For most people, wrangling cattle is something done either strictly in the movies or during a bachelor party. In either case, the actors or drunken bros are supervised by real cowboys who have a particularly watchful eye, obedient cattle dogs, and rugged and powerful Quarter Horses. All you need to do is watch “City Slickers” a few times and you know the appropriate whoops and hollers, and just where to store your chewing tobacco. Maybe you've even seen “The Man From Snowy River,” and want to slap a bullwhip around with a satisfying CRACK to move the herd. Well, I've cracked bullwhips and I've moved herds of both cattle and horses, but when it comes down to it, I can tell you only the most genuine of cowboys can do the job well.
This summer, my best friend and I got the opportunity to test how true our grit really is at the Flying U Ranch in British Columbia. We've been guests there for 12 years and counting. The U is the only free-riding ranch in North America where you get your horse and just go on 40,000 acres of wilderness—no guide, no real rules. A few weeks ago during our annual visit, as we were enjoying a breakfast of pancakes and coffee, we'd heard that there was going to be some kind of longhorn round-up. To our utter delight, we were invited to come along.
The posse was made up of two cowboy-looking men somewhere past their 50s, along with their traveling partners. All in all, a group of eight. Letting the obvious leaders of the group know we had just seen the 60 longhorns the day before, we proceeded to follow them in the wrong direction for the next 45 minutes. The group energetically looked for fresh cow pies while my friend and I gazed southeast, where we knew we'd find the freshest cowpies of all.
We stumbled upon the herd a few miles down the road, grazing smack dab in the middle of a marsh—exactly where we thought they'd be. The plan was quickly made: move the cows back to the dirt road, then guide them to a barbed-wire gate an unknown number of miles away, delivering them to their new grazing zone. But after Cowboy No. 1 let out his first "Yahooo!," everything fell apart. The cattle had taken off in the wrong direction.
Like any good cowgirl, I told my friend to go above the herd, while I'd stick to the right. We needed to stop them before they crossed the road and ran off into god-knows-where on 40,000 acres of pine-beetle-infested forests so thick they block out the sun. Seconds later, I was bolting my horse through a clear-cut, dodging fallen trees, stumps, and new growth on a path straight to hell. You never ride a horse like that in a place like that. But by God, the cows were getting away.

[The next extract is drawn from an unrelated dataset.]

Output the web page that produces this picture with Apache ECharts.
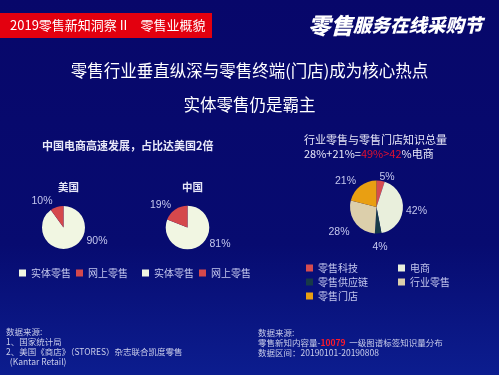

I arrived at the road seconds ahead of the longhorn in front. With no other riders in sight, I cut left to attempt to halt the herd. Where was my bullwhip? To make up for the lack of a CRACK, I hollered sounds straight out of Hollywood. Ooooo-wheeee! Apparently the cows found me interesting enough to pause their charge. Then it was just me and 60 longhorns, the hot July sun, and my horse covered in black flies, horse flies, deer flies, mosquitos, and a thick lather of sweat. I was fairly certain I was the only one who would ride that hard, and guessed I wouldn't be seeing the others for at least five minutes, if they found me at all.
Through the bushes came Cowboy No. 2, his hat cockeyed and horse covered in just as much sweat. Once my friend showed up at the top of the herd, we carried on, keeping the cows at a manageable walk. Soon enough things were going well. Plod along, plod along.
Then—bolt. The longhorns knew the area better than we did, and took off at a steady jog through a cattle trail nearly undetectable through the underbrush. Certain that no one else would attempt to ride through the mess of fallen trees, gnarled branches, and thick cobwebs, I asked my horse to give it a try. She delivered. We were off, and it was pure madness: my head was down, arms crossing my face, crashing through the mess. We got stuck in a fallen tree trifecta, and my horse leapt from a standstill to clear the hurdle. Quarter Horses, man. It's all I can say.
This time Cowboy No. 2 stopped the herd right as the dead jungle opened up to yet another marsh. Impressive, really. I'm not sure how he beat me. We turned them, pushed them back just the two of us, and arrived once again at the road. If you had asked me at that point, I'd have said the day was an absolute disaster. I was sporting a bloody 8-inch scratch on my arm and was legitimately worried about my horse's endurance—as well as my own. We had no idea where we were or where our destination was. The cows were obviously not in our control, and if anyone thought they were, they were kidding themselves. City slickers, all of us.
Somehow, things improved. The remainder of the ride was a surprising success. We steered the doggies clear down the road, hooted like a righteous bachelor party, and laughed at the sight of 60 poop-smeared rear-ends plodding along just the way we liked. The barbed wire gate came along, and my best friend opened it, trusting it was the right one, and we hoo-rah'd them through.
Lying in a hammock between two birch trees, horses tied and dozing off nearby, had never felt so deserved. The owners of the ranch would never know we even helped, but if anyone asks, I've got the scar to prove it.